Headed up to the saddle, which was not too bad, as it was not very hot and cool wind. Upon reaching to the top of the saddle was snow, so we started doing snow ball fights, which was entertaining. Finally making to the top of the saddle, had a break and prepared to summit Mt Ngauruhoe, which contains fresh new snow. Ryan and Chris M stayed at the saddle making Easter Island sculptures in snow, while everyone else headed up.

Mangatepopo Saddle
Mangatepopo Saddle

It took a good 2 hours to head up, most of the time had to climb in the snow. It was easy for me as I was last in the chain and I just went in the foot steps that were created. We stopped several times for energy breaks and also to keep in contact with base camp (radio communication to Ryan and Chris M). Once we got to the top it was very windy, cold, sunny and lots of snow, with a great view. Took a small break just below the summit due to the wind, then headed back down. On the way down I found a good way to get down easily; sit on your bottom with legs straight out and slide (like going down a slide). This enabled to get down the mountain at speed.

Mt. Ngauruhoe
Mt. Ngauruhoe

Once we got back down to the saddle, you could see our tracks down the mountain. Had lunch and then headed through South Crater. Once we got by Red Crater, Angus and Ryan decided to go to Oturere Hut by GPS, rather than climbing Red Crater. Climbed up to Red Crater, past Emerald Lakes and then onto Oturere Hut for the night. The wind started to get up tonight.

Emerald Lakes, South Crater, Blue Lake
Emerald Lakes, South Crater, Blue Lake

Day 3 (Monday):

Today was the start of the bad weather to come. Mainly wind often gusting at gail-force speed, with cloud and rained often. Tramping to Rangipo Hut, which involved heading south past Waihohonu Hut, this meant going along the ridges which was nicked named "ridge to nowhere". Stopped at Waihohonu Hut for lunch, and then continued to Rangipo Hut.

Between Waihohonu Hut and Rangipo Hut was about 5 hours and seemed forever consider having to cross desert like surroundings - sand, rocks, valleys (including the famous Whangaehu River Valley - where the lahar goes down), and cross rivers. This seemed not to end, going up and down the valleys. After passing the Tukino Road (road access to Tukino Ski Field), Chris M started showing signs of Hypothermia, so we had a break and gave him a hot drink and energy bars, which helped the situation.

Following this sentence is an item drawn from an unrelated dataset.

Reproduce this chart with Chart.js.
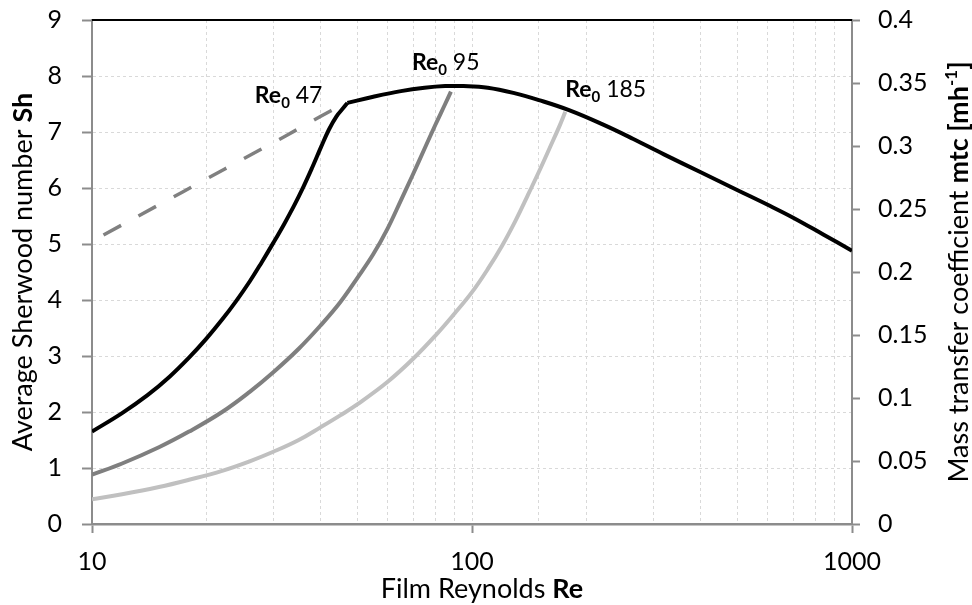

The highlight was going through the Whangaehu River Valley where the Lahar goes down, there was a 400m no stop zone - where we crossed a wire bridge which was high up and the wind gusting causing the bridge to be on an angle (has been washed away by previous lahars) then up the other side, lucky we did not hear any rumbling down as it has been suggested that the Lahar will happen this summer - NZ Herald Article.

Finally after a few more valleys we made it to Rangipo Hut, made a hot fire. There was a nice view from the hut towards the Desert Road and Kaimanawa Ranges.

View from Rangipo Hut
View from Rangipo Hut

Day 4 (Tuesday):

It snowed overnight around Rangipo Hut. Started heading for Mangaehuehu Hut, at first it was sunny then it turned to wind, rain, sleet, then snow. So going through a few big valleys, we were feeling the cold when at the top of the ridges. Reached Mangaehuehu hut for lunch and drying off. I totally changed into clean dry clothes and plus borrowing a jumper from Chris M. It has now started fining up a little, now heading for Blyth Hut, which is about 1 1/2 hours away - this was mainly downhill and on board walks, which made it quite a fast trip. We had the hut to ourselves tonight. The weather closed in overnight, most of us moved the mattresses to around the fireplace, centre of the hut due to dampness from the outside walls of the hut.

Day 5 (Wednesday):

Another day of rain, took a short cut (track) to Ohakune Mountain Road, which we walked about 300m of. Continued down the other side, over a slipery rock face. Stopped at the Mangaturuturu (Wanganui Tramping Club) hut for lunch, then continued onto Whakapapiti Hut. While tramping past Lake Surprise (came out of middle of nowhere to our surprise) and then climbing a lot of steps "staircase" up a ridge. Then continued through many valleys to Whakapapiti Hut, where the fire was stoked up full. This is where we could eat all the food that was no longer needed.

Day 6 (Thursday):

Today was only 2 1/2 hours tramping out to Whakapapa Village. Again today was raining. It was a relative easy tramp out, crossing a river a few times, through the bush and finally out to the village. This actually took longer than expected, came out to civilisation about 10.45am. Travelled in Trevor's Land Rover home, we stopped at Te Kuiti for lunch. Got back to Auckland at about 4.30pm.